**Exercise brief**
Copy exactly, and only, the lines below from the first through the one containing "CartesianGrid, LabelList, Legend", both included; pictures are omitted.

'''

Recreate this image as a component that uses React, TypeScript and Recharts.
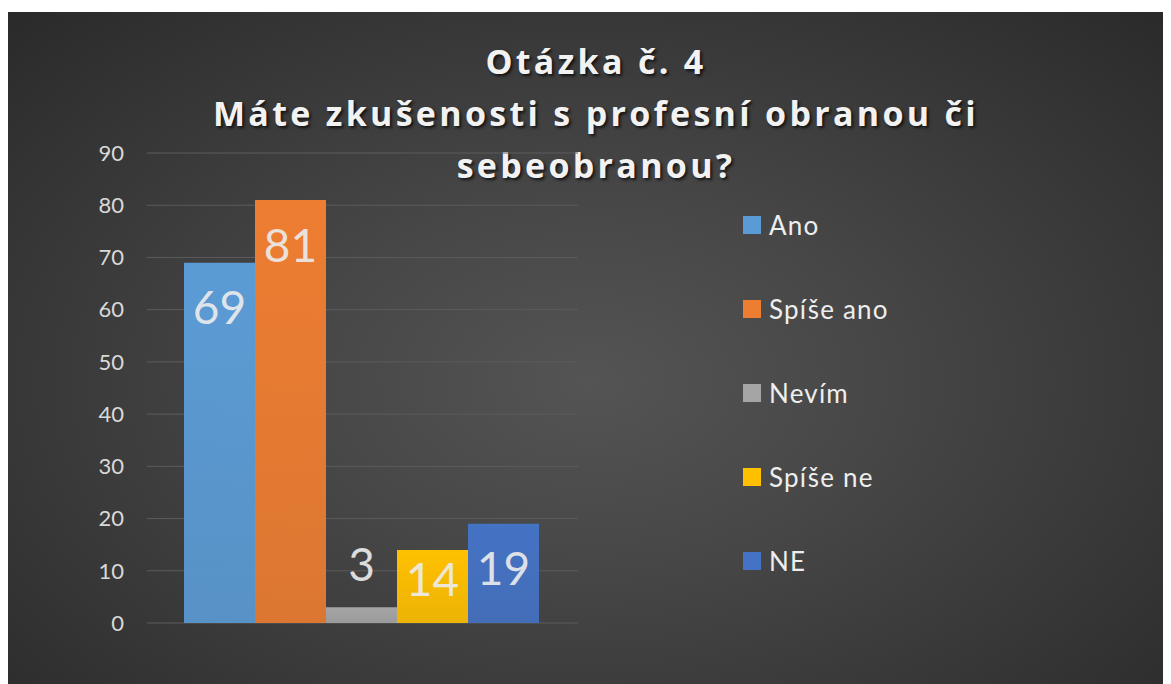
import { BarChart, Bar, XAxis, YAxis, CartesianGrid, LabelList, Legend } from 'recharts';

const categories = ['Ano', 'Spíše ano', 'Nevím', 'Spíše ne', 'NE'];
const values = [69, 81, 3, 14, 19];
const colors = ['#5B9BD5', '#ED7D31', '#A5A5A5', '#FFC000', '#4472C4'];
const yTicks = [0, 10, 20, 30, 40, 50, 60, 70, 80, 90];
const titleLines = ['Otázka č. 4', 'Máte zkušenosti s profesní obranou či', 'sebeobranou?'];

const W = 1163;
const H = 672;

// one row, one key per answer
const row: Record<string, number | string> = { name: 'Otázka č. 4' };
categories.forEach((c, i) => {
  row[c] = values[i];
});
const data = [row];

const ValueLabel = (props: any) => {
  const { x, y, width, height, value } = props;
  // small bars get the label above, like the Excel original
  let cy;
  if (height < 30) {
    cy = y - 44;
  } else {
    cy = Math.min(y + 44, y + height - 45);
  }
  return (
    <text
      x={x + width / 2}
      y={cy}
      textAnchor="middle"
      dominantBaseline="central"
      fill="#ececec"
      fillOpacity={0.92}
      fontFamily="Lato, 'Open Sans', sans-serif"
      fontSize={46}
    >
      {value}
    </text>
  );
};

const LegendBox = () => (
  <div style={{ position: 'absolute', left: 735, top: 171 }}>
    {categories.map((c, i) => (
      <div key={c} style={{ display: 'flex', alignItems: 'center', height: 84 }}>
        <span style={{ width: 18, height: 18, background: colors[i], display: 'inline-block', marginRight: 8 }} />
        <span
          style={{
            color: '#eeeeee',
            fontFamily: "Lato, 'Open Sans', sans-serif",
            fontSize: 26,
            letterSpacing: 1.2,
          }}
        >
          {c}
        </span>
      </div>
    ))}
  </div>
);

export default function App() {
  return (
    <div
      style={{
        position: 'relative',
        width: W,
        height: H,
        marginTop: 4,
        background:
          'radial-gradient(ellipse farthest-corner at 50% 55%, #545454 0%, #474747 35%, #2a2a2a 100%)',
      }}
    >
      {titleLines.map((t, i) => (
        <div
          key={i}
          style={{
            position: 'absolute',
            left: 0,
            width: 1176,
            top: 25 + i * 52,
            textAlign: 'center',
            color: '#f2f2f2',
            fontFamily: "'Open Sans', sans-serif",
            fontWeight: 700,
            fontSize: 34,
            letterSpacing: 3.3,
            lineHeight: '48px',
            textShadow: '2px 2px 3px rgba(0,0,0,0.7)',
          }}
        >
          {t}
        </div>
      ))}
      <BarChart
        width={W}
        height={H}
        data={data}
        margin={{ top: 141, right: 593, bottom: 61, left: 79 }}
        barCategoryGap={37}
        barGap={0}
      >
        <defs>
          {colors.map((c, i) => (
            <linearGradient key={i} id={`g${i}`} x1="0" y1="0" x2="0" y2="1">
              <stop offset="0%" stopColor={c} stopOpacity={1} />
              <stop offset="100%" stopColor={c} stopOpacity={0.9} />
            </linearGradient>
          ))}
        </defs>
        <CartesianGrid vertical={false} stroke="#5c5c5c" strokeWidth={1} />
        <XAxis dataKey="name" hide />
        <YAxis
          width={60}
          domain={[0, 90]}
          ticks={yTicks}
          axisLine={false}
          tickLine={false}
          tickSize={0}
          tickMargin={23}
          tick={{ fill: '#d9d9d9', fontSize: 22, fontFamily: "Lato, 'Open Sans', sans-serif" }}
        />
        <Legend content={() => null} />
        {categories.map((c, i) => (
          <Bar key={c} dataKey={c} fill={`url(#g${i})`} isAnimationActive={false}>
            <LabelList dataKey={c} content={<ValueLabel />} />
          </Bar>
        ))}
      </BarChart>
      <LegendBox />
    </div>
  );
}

'''

**Solution for this exercise**
Recreate this image as a component that uses React, TypeScript and Recharts.
import { BarChart, Bar, XAxis, YAxis, CartesianGrid, LabelList, Legend } from 'recharts';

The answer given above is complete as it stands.